Me Szpiner entend dénoncer « une enquête préliminaire, empreinte de partialité, qui est un scandale judiciaire ». « L’enquête a été faite avec un parti pris systématique » en faveur du président de l’AS Monaco, assène-t-il en parlant d’un « empressement confinant à la servilité ». « La crédibilité de la justice monégasque est entre les mains des magistrats de la Cour d’appel », insiste l’avocat. En face, la défense du Russe, chapeautée par Me Tetiana Bersheda, dénonce une pure « manœuvre judiciaire » pour éviter le fond du dossier.

Une toile de Modigliani

C’est une bombe qui avait explosé le 31 décembre 2014, lors d’un dîner entre Dmitri Rybolovlev et un consultant d’art new-yorkais. Ce dernier lui parle d’un tableau de Modigliani cédé par un Américain pour 93,4 millions de dollars, raconte le clan du Russe.

Or Rybolovlev sait qu’il a acquis anonymement cette même œuvre, « Nu couché au coussin bleu », pour 118 millions de dollars, par l’entremise de Bouvier (prix incluant sa commission de 2%). D’autres tableaux seront évoqués. Le 8 janvier, Rybolovlev déposera une plainte à Monaco pour faux en écriture et escroqueries.

Commissions secrètes

Yves Bouvier, patron de Natural Le Coultre et principal utilisateur des Ports-Francs à Genève, avait rencontré Rybolovlev en 2003 lorsque l’oligarque vivait encore en Suisse. Il a été introduit par Tania Rappo, épouse bulgare du dentiste du couple Rybolovlev, également marraine de leur fille cadette. Pour la remercier, Bouvier lui versera des commissions secrètes pour chaque tableau vendu, ce qui vaudra à la désormais résidente monégasque d’être mise en examen en février à Monaco pour « blanchiment ».

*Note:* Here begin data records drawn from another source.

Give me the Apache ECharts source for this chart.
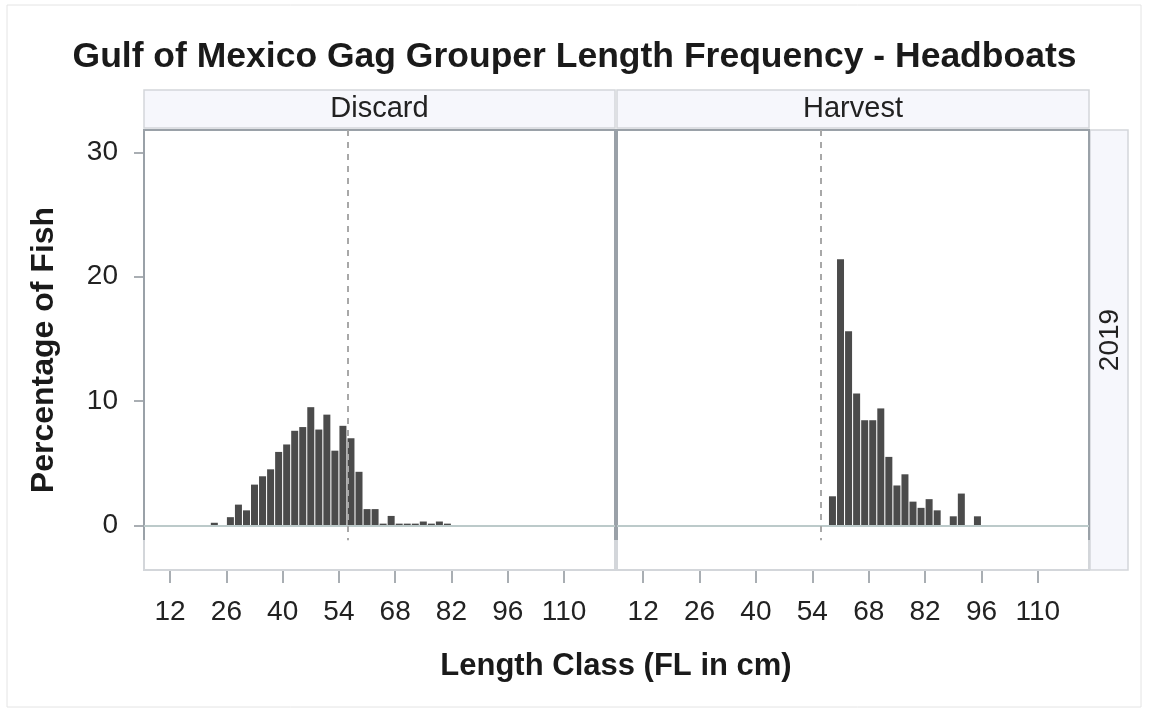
<!DOCTYPE html>
<html>
<head>
<meta charset="utf-8">
<title>Gulf of Mexico Gag Grouper Length Frequency - Headboats</title>
<script src="https://cdn.jsdelivr.net/npm/echarts@6/dist/echarts.min.js"></script>
<style>
  html, body { margin: 0; padding: 0; background: #ffffff; }
  #chart { width: 1149px; height: 713px; }
</style>
</head>
<body>
<div id="chart"></div>
<script>
// Length-class midpoints (FL, cm) and percentage of fish per 2 cm bin
const discardLength = [23, 25, 27, 29, 31, 33, 35, 37, 39, 41, 43, 45, 47, 49, 51, 53, 55, 57, 59, 61, 63, 65, 67, 69, 71, 73, 75, 77, 79, 81];
const discardPct    = [0.2, 0, 0.65, 1.66, 1.2, 3.27, 3.94, 4.5, 5.9, 6.5, 7.6, 7.9, 9.5, 7.7, 8.9, 6.0, 8.0, 7.0, 4.3, 1.3, 1.3, 0.13, 0.75, 0.13, 0.13, 0.13, 0.3, 0.13, 0.3, 0.13];

const harvestLength = [59, 61, 63, 65, 67, 69, 71, 73, 75, 77, 79, 81, 83, 85, 87, 89, 91, 93, 95];
const harvestPct    = [2.33, 21.4, 15.6, 10.6, 8.45, 8.45, 9.4, 5.5, 3.2, 4.1, 1.9, 1.4, 2.1, 1.2, 0, 0.72, 2.55, 0, 0.72];

// Minimum size reference (FL, cm), tick labels and facet labels
const sizeLimit = 56.2;
const xTickValues = [12, 26, 40, 54, 68, 82, 96, 110];
const yTickValues = [0, 10, 20, 30];
const panelNames = ['Discard', 'Harvest'];
const rowName = '2019';

const FONT = '"Liberation Sans", Arial, sans-serif';
const X_MIN = 5.5, X_MAX = 122.7;
const Y_MIN = -3.6, Y_MAX = 31.8;

// Panel geometry (pixels)
const P = [
  { left: 144, width: 471 },
  { left: 617, width: 472 }
];
const TOP = 130, HEIGHT = 440, DARK_BOTTOM = 540;
const STRIP_TOP = 90, STRIP_H = 38;
const SIDE_LEFT = 1090, SIDE_W = 38;

const DARK = '#9aa1a8', LIGHT = '#d3d6da', STRIP_FILL = '#f6f7fc';
const TEXT = '#222222';

function xAxisFor(i) {
  return {
    type: 'value', gridIndex: i, min: X_MIN, max: X_MAX,
    axisLine: { show: false, onZero: false },
    splitLine: { show: false },
    axisTick: { show: true, customValues: xTickValues, length: 13, lineStyle: { color: '#a9aeb3', width: 2 } },
    axisLabel: { show: true, customValues: xTickValues, fontSize: 28, fontFamily: FONT, color: TEXT, margin: 28 }
  };
}

function yAxisFor(i) {
  const first = i === 0;
  return {
    type: 'value', gridIndex: i, min: Y_MIN, max: Y_MAX,
    name: first ? 'Percentage of Fish' : '',
    nameLocation: 'middle', nameRotate: 90, nameGap: 84,
    nameTextStyle: { fontSize: 32, fontWeight: 'bold', fontFamily: FONT, color: '#1a1a1a' },
    axisLine: { show: false },
    splitLine: { show: false },
    axisTick: { show: first, customValues: yTickValues, length: 10, lineStyle: { color: '#a9aeb3', width: 2 } },
    axisLabel: { show: first, customValues: yTickValues, fontSize: 28, fontFamily: FONT, color: TEXT, margin: 26 }
  };
}

function histSeries(i, lengths, pct) {
  return {
    type: 'bar', xAxisIndex: i, yAxisIndex: i,
    data: lengths.map((x, k) => [x, pct[k]]),
    barWidth: 7,
    itemStyle: { color: '#4b4b4b' },
    silent: true,
    markLine: {
      silent: true, symbol: 'none', label: { show: false }, animation: false,
      data: [
        [
          { coord: [X_MIN, 0], lineStyle: { type: 'solid', color: '#bccaca', width: 2 } },
          { coord: [X_MAX, 0] }
        ],
        [
          { coord: [sizeLimit, 31.8], lineStyle: { type: [6, 6], color: '#a8a8a8', width: 2 } },
          { coord: [sizeLimit, -1.2] }
        ]
      ]
    }
  };
}

// Facet strips, frames and shared axis title
const graphics = [];
graphics.push({
  type: 'rect', shape: { x: 7, y: 5, width: 1134, height: 702 },
  style: { fill: 'none', stroke: '#e4e4e4', lineWidth: 1 }, z: 0
});
P.forEach((p, i) => {
  graphics.push({
    type: 'rect', shape: { x: p.left, y: STRIP_TOP, width: p.width, height: STRIP_H },
    style: { fill: STRIP_FILL, stroke: LIGHT, lineWidth: 1.5 }, z: 1
  });
  graphics.push({
    type: 'text', x: p.left + p.width / 2, y: STRIP_TOP + STRIP_H / 2,
    style: { text: panelNames[i], fontSize: 29, fontFamily: FONT, fill: TEXT, align: 'center', verticalAlign: 'middle' }, z: 2
  });
  // light outer box of the cell
  graphics.push({
    type: 'rect', shape: { x: p.left, y: TOP, width: p.width, height: HEIGHT },
    style: { fill: 'none', stroke: LIGHT, lineWidth: 2 }, z: 3
  });
  // darker data-area frame
  graphics.push({
    type: 'polyline', shape: { points: [[p.left, DARK_BOTTOM], [p.left, TOP], [p.left + p.width, TOP], [p.left + p.width, DARK_BOTTOM]] },
    style: { fill: 'none', stroke: DARK, lineWidth: 2 }, z: 4
  });
});
graphics.push({
  type: 'rect', shape: { x: SIDE_LEFT, y: TOP, width: SIDE_W, height: HEIGHT },
  style: { fill: STRIP_FILL, stroke: LIGHT, lineWidth: 1.5 }, z: 1
});
graphics.push({
  type: 'text', x: SIDE_LEFT + SIDE_W / 2 + 1, y: 340, rotation: Math.PI / 2,
  style: { text: rowName, fontSize: 28, fontFamily: FONT, fill: TEXT, align: 'center', verticalAlign: 'middle' }, z: 2
});
graphics.push({
  type: 'text', x: 616, y: 666,
  style: { text: 'Length Class (FL in cm)', fontSize: 31, fontWeight: 'bold', fontFamily: FONT, fill: '#1a1a1a', align: 'center', verticalAlign: 'middle' }, z: 2
});

const chart = echarts.init(document.getElementById('chart'), null, { renderer: 'canvas' });
chart.setOption({
  animation: false,
  backgroundColor: '#ffffff',
  title: {
    text: 'Gulf of Mexico Gag Grouper Length Frequency - Headboats',
    left: 'center', top: 34,
    textStyle: { fontSize: 35.5, fontWeight: 'bold', fontFamily: FONT, color: '#1a1a1a' }
  },
  grid: P.map(p => ({ left: p.left, top: TOP, width: p.width, height: HEIGHT, containLabel: false })),
  xAxis: [xAxisFor(0), xAxisFor(1)],
  yAxis: [yAxisFor(0), yAxisFor(1)],
  series: [
    histSeries(0, discardLength, discardPct),
    histSeries(1, harvestLength, harvestPct)
  ],
  graphic: graphics
});
</script>
</body>
</html>
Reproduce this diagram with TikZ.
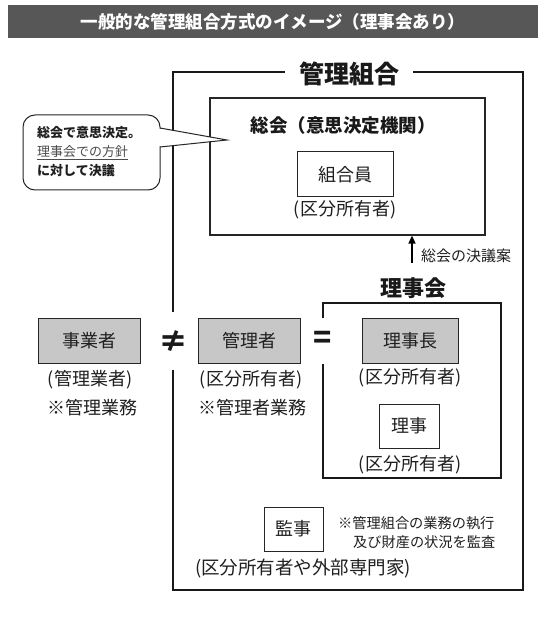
\documentclass[tikz,border=0pt]{standalone}
\usepackage{fontspec}
\setmainfont{Noto Sans CJK JP}
\usetikzlibrary{arrows.meta}
\begin{document}
\begin{tikzpicture}[x=1pt,y=-1pt,
  box/.style={draw=black!85, line width=1pt, inner sep=0pt, text=black!88, font=\fontsize{18}{18}\selectfont},
  gbox/.style={box, fill=black!22},
  lbl/.style={inner sep=0pt, text=black!88, font=\fontsize{18}{18}\selectfont},
  note/.style={inner sep=0pt, anchor=west, text=black!88, font=\fontsize{14.2}{14.2}\selectfont},
  heavy/.style={line width=2.5pt, draw=black!90},
  sym/.style={inner sep=0pt, text=black!90, font=\bfseries\fontsize{30}{30}\selectfont}]
\useasboundingbox (0,0) rectangle (548,620);
\fill[white] (0,0) rectangle (548,620);
% title bar
\node[fill=black!66, minimum width=530pt, minimum height=33pt, inner sep=0pt, text=white,
      font=\bfseries\fontsize{17.5}{17.5}\selectfont] (title) at (273,22) {一般的な管理組合方式のイメージ（理事会あり）};
% outer frame
\draw[heavy] (285,72) -- (173,72) -- (173,312);
\draw[heavy] (173,370) -- (173,590) -- (523,590) -- (523,72) -- (413,72);
\node[inner sep=0pt, text=black!90, font=\bfseries\fontsize{25}{25}\selectfont] (kumiai) at (349,74) {管理組合};
% general meeting
\node[draw=black!85, line width=1.2pt, minimum width=275pt, minimum height=137pt, inner sep=0pt] (sokai) at (347.5,166.5) {};
\node[inner sep=0pt, text=black!90, font=\bfseries\fontsize{18.5}{18.5}\selectfont] (sokaititle) at (343,125) {総会（意思決定機関）};
\node[box, minimum width=96pt, minimum height=45pt] (kumiaiin) at (345,174.5) {組合員};
\node[lbl] (kumiaiinsub) at (345,210) {(区分所有者)};
% arrow
\coordinate (arrstart) at (412,263);
\draw[line width=1.5pt, -{Triangle[length=8pt,width=7pt]}] (arrstart) -- (arrstart |- sokai.south);
\node[lbl, font=\fontsize{15}{15}\selectfont] (ketsugian) at (466,256) {総会の決議案};
% callout
\draw[line width=1pt, draw=black!85, rounded corners=12pt] (23,115) rectangle (160,190);
\fill[white] (159,128.5) -- (227,140) -- (159,146.5) -- cycle;
\coordinate (ptip) at (227,140);
\draw[line width=1pt, draw=black!85] (160,128) -- (ptip) -- (160,147);
\node[note, font=\bfseries\fontsize{13}{13}\selectfont] (c1) at (37,133) {総会で意思決定。};
\node[note, text=black!70, font=\fontsize{13}{13}\selectfont] (c2) at (37,153) {\underline{理事会での方針}};
\node[note, font=\bfseries\fontsize{13}{13}\selectfont] (c3) at (37,171) {に対して決議};
% row of managers
\node[gbox, minimum width=102pt, minimum height=45pt] (jigyosha) at (89,340.5) {事業者};
\node[lbl] (jigyoshasub) at (90,380) {(管理業者)};
\node[lbl] (jigyoshanote) at (92,408) {※管理業務};
\node[sym] (neq) at (173,342) {≠};
\node[gbox, minimum width=102pt, minimum height=45pt] (kanrisha) at (249,340.5) {管理者};
\node[lbl] (kanrishasub) at (251,380) {(区分所有者)};
\node[lbl] (kanrishanote) at (252,408) {※管理者業務};
\node[sym] (eq) at (323,340) {=};
% board
\draw[line width=1.8pt, draw=black!90] (323,318) -- (323,303) -- (501,303) -- (501,478) -- (323,478) -- (323,364);
\node[inner sep=0pt, text=black!90, font=\bfseries\fontsize{22}{22}\selectfont] (rijikai) at (413,288) {理事会};
\node[gbox, minimum width=96pt, minimum height=45pt] (rijicho) at (410,340.5) {理事長};
\node[lbl] (rijichosub) at (410,378) {(区分所有者)};
\node[box, minimum width=60pt, minimum height=44pt] (riji) at (409,426) {理事};
\node[lbl] (rijisub) at (410,465) {(区分所有者)};
% auditor
\node[box, minimum width=59pt, minimum height=44pt] (kanji) at (293.5,529) {監事};
\node[note] (kanjinote1) at (338,523) {※管理組合の業務の執行};
\node[note] (kanjinote2) at (353,542) {及び財産の状況を監査};
\node[lbl, font=\fontsize{18.5}{18.5}\selectfont] (kanjisub) at (303,569) {(区分所有者や外部専門家)};
\end{tikzpicture}
\end{document}
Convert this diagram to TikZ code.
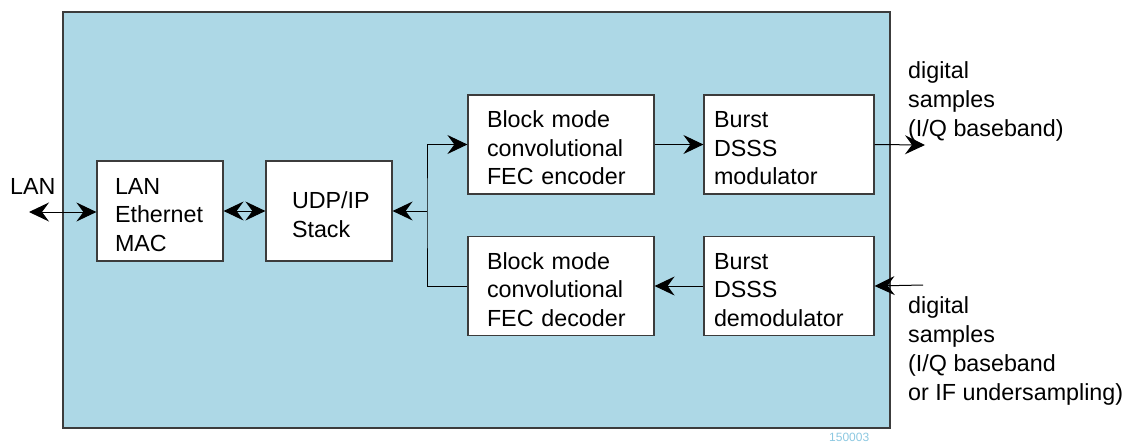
\documentclass[tikz,border=0pt]{standalone}
\usepackage{fontspec}
\setmainfont{Liberation Sans}
\usetikzlibrary{arrows.meta}
\definecolor{panelblue}{RGB}{173,216,230}
\definecolor{idblue}{RGB}{140,200,225}
\definecolor{edgegray}{RGB}{60,60,60}
\begin{document}
\begin{tikzpicture}[x=1pt,y=-1pt,
  >={Stealth[length=20pt,width=19pt,inset=7pt]},
  blk/.style={draw=edgegray,line width=1.2pt,fill=white,align=left,
    font=\fontsize{23.3}{28.6}\selectfont,inner ysep=0pt,minimum height=99pt,
    execute at begin node={\rule{0pt}{24pt}}},
  lbl/.style={align=left,inner sep=0pt,font=\fontsize{23.3}{29}\selectfont},
  conn/.style={draw=black,line width=1pt}]
\useasboundingbox (0,0) rectangle (1131,445);
\draw[draw=edgegray,line width=1.4pt,fill=panelblue] (63,12) rectangle (890,428);
\node[blk,text width=90pt,inner xsep=18pt,minimum height=100pt] (mac) at (160,211) {LAN\\Ethernet\\MAC};
\node[blk,text width=74pt,inner xsep=26pt,minimum height=100pt] (udp) at (329,211) {UDP/IP\\Stack};
\node[blk,text width=148pt,inner xsep=19pt] (enc) at (561,144.5) {Block mode\\convolutional\\FEC encoder};
\node[blk,text width=148pt,inner xsep=19pt] (dec) at (561,286) {Block mode\\convolutional\\FEC decoder};
\node[blk,text width=150pt,inner xsep=10pt] (mod) at (789,144.5) {Burst\\DSSS\\modulator};
\node[blk,text width=150pt,inner xsep=10pt] (dem) at (789,286) {Burst\\DSSS\\demodulator};
\coordinate (lanend) at (29,212);
\coordinate (outend) at (925,145);
\coordinate (inend) at (923,285);
\coordinate (j) at (427,211);
\draw[conn,<->] (lanend) -- (lanend -| mac.west);
\draw[conn,<->] (mac.east) -- (udp.west);
\draw[conn,->] (j) -- (udp.east);
\draw[conn,->] (dec.west) -| (j) |- (enc.west);
\draw[conn,->] (enc.east) -- (mod.west);
\draw[conn,->] (dem.west) -- (dec.east);
\draw[conn,->] (mod.east) -- (outend);
\draw[conn,->] (inend) -- (dem.east);
\node[lbl,anchor=base west] (lan) at (10,194) {LAN};
\node[lbl,anchor=north west] (outtxt) at (908,61) {digital\\samples\\(I/Q baseband)};
\node[lbl,anchor=north west] (intxt) at (908,296) {digital\\samples\\(I/Q baseband\\or IF undersampling)};
\node[inner sep=0pt,text=idblue,font=\fontsize{12}{14}\selectfont,anchor=west] (id) at (829,437) {150003};
\end{tikzpicture}
\end{document}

Selon le clan Rybolovlev, des courriers électroniques attesteraient que Bouvier avait bien un rôle « d’agent » négociant des œuvres contre une commission de 2%, sans jamais être propriétaire. Yves Bouvier aurait perçu au total, sans en aviser le milliardaire, « entre 500 millions et 1 milliard de dollars », selon une extrapolation faite par la défense du Russe à partir de certaines ventes. Comme ce Rotkho procuré pour 140 millions d’euros, mais acheté moitié moins par Bouvier.

Une collection digne d’un petit musée

La collection de Rybolovlev est digne d’un petit musée, selon une liste publiée en septembre dans le magazine Vanity Fair : Van Gogh, Gauguin, Picasso, Modigliani, Degas, Rothko, Monet, Toulouse-Lautrec, Renoir, Rodin, Maillol, Matisse, Magritte, de Vinci, El Greco, Giacometti, Klimt. Ce document accompagne une longue interview d’Yves Bouvier, dans laquelle il précise : « Je n’agissais pas en tant qu’intermédiaire, mais comme propriétaire, j’avais le droit de faire des plus-values, c’est la loi du commerce. »

Lundi, l’homme d’affaires genevois a été mis en examen à Paris dans une enquête parallèle sur des vols présumés d’œuvres de Picasso, sur plainte d’une héritière de l’artiste. Selon la défense de Rybolovlev, deux portraits du maître vendus à une société offshore du milliardaire vont être restitués pour authentification jeudi à Paris à la brigade de répression du banditisme.